Mona in the Promised Land is a 1996 novel by Gish Jen. Categorized in the genres of both
bildungsroman and humorous fiction, structured as a series of short story-like episodes, it follows a girl named Mona’s conversion to Judaism, which she proceeds with despite the chagrin of her parents. Having moved with her Chinese parents to Scarshill, an affluent and predominantly Jewish suburb near New York City, she adopts a performative identity when she falls in love with her new cultural surroundings. Much of her observations are based on the concept of learning to become happy with performing one’s minority status. The book chronicles her coming of age, illuminating at the same time the various hypocrisies and conservative follies teenagers observe in contemporary life.
The book begins with Mona Chang’s move to Scarshill in the eighth grade. It is the late 1960’s, and her competitive, capitalist-minded parents, Ralph and Helen Chang, are somewhat preoccupied making their way up their respective career ladders. The whole family is excited to move into a more multicultural neighborhood. Observing her new school and suburban neighborhood, Mona quickly becomes attached to the Jewish performance of identity, observing how it is utilized like a toolkit for moving through life. She appreciates its deep respect for and involvement in intellectual life, as well as its imperative for democracy and activism. Mona’s mantra throughout the novel is “American means being whatever you want.” By this, she means that the globalist mosaic of modern life has made all identity essentially performative. This philosophy gives her the agency to pick and choose which cultural fragments to adopt from wherever she is situated.

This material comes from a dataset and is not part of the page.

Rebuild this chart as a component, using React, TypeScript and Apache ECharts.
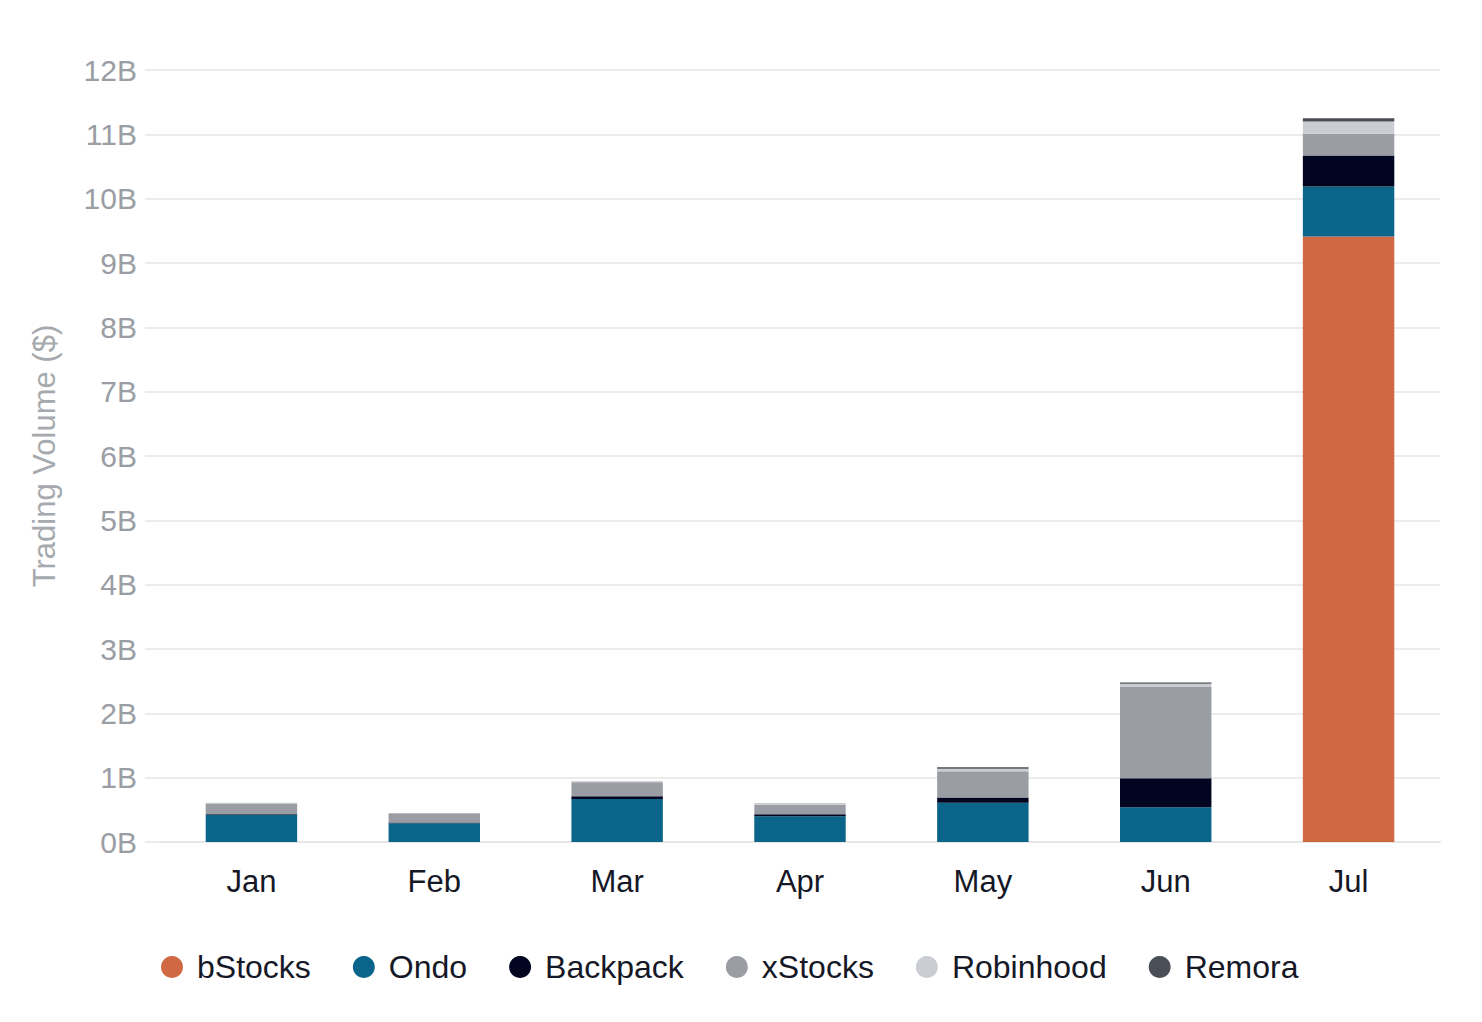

Mona becomes quickly aware that adopting a Jewish identity comes at a cost of identification with her parents. When she tells them about her conversion, they are outraged, believing that to be a Chinese American is to commit to the wishes of one’s parents. Her mother even sarcastically asks whether Mona will want to become black after her phase is over. Challenging her mother’s selective disdain for certain performances of identity, she asserts that there are indeed archetypes that many Black people try to perform.
Calling herself a “solo Jew,” Mona has to navigate the nuances of presenting as a Chinese American while identifying as Jewish, all while trying to deal with the hopes and heartbreaks of being a teenager. She begins to juggle going to temple with a budding romance with a Japanese student and a Jewish hipster dropout, fears about not getting into the ideal college and following in the footsteps of her successful sister, and dealing with her parents’ strictness. At the same time, her other Jewish peers are less than accepting of her; though they ostensibly accept her identification, they consider her less informed or serious about Jewish culture. Mona’s struggle is couched within the larger instabilities of the Civil Rights movement and Vietnam War, forces which were themselves reorganizing conceptions of identities in the United States. Jen’s account of Mona’s transformation informally addresses the religious, racial, and aesthetic transformations that form in response to these novel cross-cultural exchanges.
Mona also slowly gains perspective on some of the sillier misappropriations of identity. She gets a Jewish boyfriend named Seth Mandel, a pseudointellectual figure doing terribly in school who wears a dashiki to signify his respect for the Black Pride Movement. Seth seems ignorant about the concept of cultural appropriation, caring instead about coming off as liberal and globally educated. Callie, Mona’s sister, goes to Harvard to study Mandarin, a Chinese cultural inheritance her parents have neglected while selectively foisting others on their children. While Callie eats rice, their parents are into organic health food fads. When her parents express concern to the local rabbi that Mona is slowly discarding her heritage, he states, confusingly, that “the more Jewish you become, the more Chinese you’ll be.” Mona interprets this Jewish liberalism to endorse her conversion, realizing that the multitude of identity performances at work within a single individual’s life can actually enrich each other.
The novel concludes optimistically, as Mona decides to marry Seth and reconciles with her parents. They create the hybrid Jewish-Chinese last name Changowitz, signifying the fusion of their heritages. Meanwhile, Mona’s parents’ futures seem uncertain as they, too, start wondering about the validity of their conception of themselves as fully Chinese, realizing that Callie is in many ways more performatively Chinese than them. Mona ultimately realizes that Judaism, too, is not a panacea for the search for self-actualization through identity performance. With this ambivalent conclusion, Jen suggests that performance only creates new metaphors for understanding one’s situation in and relationship to the quickly changing world. To have an identity is necessarily to change; knowing this creates new difficulties for one who is in search of her identity, but also opens up unlimited epistemological possibilities.